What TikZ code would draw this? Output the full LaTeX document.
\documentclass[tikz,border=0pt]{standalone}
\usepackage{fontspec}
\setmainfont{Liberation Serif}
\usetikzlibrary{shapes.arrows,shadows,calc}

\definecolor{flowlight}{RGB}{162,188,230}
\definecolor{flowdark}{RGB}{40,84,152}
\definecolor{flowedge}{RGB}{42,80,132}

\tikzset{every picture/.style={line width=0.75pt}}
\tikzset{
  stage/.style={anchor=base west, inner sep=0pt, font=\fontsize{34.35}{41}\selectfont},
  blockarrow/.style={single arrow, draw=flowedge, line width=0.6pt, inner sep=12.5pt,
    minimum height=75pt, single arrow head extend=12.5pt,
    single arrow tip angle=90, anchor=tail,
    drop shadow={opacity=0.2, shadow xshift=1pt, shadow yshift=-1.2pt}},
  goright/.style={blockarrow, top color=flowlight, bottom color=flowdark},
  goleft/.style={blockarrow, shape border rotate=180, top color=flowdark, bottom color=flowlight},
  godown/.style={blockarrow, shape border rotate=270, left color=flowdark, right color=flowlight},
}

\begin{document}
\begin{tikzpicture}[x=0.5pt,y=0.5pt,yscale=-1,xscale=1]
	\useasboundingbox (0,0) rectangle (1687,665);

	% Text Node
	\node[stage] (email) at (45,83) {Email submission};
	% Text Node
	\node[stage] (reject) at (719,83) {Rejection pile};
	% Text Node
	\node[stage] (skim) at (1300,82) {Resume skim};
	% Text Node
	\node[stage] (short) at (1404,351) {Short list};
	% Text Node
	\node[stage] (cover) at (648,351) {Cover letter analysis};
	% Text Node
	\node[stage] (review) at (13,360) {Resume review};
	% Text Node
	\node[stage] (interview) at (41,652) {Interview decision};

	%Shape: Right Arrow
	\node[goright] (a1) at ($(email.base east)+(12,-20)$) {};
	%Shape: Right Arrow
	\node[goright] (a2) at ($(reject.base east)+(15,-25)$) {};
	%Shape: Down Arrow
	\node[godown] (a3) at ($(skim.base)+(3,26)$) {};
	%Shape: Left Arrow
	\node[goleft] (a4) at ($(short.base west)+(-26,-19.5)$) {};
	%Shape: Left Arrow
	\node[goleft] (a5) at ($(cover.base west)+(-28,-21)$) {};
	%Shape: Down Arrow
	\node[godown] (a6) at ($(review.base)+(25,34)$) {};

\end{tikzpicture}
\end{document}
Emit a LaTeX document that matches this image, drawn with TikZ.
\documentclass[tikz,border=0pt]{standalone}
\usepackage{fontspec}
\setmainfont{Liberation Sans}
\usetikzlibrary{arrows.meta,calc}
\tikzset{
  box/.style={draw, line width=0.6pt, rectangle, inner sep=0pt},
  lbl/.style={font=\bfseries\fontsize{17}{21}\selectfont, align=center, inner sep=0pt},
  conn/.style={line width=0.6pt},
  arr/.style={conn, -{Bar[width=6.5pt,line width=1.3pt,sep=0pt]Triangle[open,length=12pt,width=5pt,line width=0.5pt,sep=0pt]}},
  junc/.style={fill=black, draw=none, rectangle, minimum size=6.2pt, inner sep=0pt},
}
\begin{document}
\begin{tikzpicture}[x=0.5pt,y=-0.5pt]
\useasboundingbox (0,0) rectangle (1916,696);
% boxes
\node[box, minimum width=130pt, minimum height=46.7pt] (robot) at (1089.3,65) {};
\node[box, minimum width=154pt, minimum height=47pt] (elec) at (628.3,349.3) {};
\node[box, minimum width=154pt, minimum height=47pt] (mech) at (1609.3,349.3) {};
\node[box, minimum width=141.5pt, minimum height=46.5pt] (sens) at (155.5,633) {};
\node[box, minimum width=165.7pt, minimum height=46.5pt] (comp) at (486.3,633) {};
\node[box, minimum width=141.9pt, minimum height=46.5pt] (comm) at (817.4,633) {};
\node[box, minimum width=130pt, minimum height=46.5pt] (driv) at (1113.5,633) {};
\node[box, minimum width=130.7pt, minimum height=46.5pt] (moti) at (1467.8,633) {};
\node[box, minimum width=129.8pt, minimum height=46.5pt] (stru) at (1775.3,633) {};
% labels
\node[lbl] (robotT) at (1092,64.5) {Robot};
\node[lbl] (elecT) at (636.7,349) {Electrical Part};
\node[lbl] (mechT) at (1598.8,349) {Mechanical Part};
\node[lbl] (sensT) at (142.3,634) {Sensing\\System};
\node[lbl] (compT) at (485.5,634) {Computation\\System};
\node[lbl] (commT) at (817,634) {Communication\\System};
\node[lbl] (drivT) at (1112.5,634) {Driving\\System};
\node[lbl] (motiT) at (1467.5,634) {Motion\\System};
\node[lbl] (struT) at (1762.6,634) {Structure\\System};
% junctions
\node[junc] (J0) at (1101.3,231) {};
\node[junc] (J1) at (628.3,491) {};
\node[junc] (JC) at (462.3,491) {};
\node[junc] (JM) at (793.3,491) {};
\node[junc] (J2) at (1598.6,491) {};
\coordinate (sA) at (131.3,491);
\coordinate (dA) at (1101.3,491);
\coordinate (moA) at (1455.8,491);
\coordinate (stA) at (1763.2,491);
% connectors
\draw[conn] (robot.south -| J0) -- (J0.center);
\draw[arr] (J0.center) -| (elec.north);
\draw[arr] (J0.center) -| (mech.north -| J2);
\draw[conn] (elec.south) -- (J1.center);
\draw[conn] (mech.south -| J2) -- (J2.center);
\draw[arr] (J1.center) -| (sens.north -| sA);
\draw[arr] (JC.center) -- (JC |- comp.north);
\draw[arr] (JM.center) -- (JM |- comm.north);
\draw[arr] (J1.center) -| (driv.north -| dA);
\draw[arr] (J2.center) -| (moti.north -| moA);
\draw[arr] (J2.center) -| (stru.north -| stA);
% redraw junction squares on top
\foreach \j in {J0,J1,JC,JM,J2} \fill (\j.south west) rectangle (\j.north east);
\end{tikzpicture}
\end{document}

----

WHAT YOU WILL DO: Copy every line from the entries that contains the word "LaTeX".

RESULT OF THIS TASK:
What TikZ code would draw this? Output the full LaTeX document.
Emit a LaTeX document that matches this image, drawn with TikZ.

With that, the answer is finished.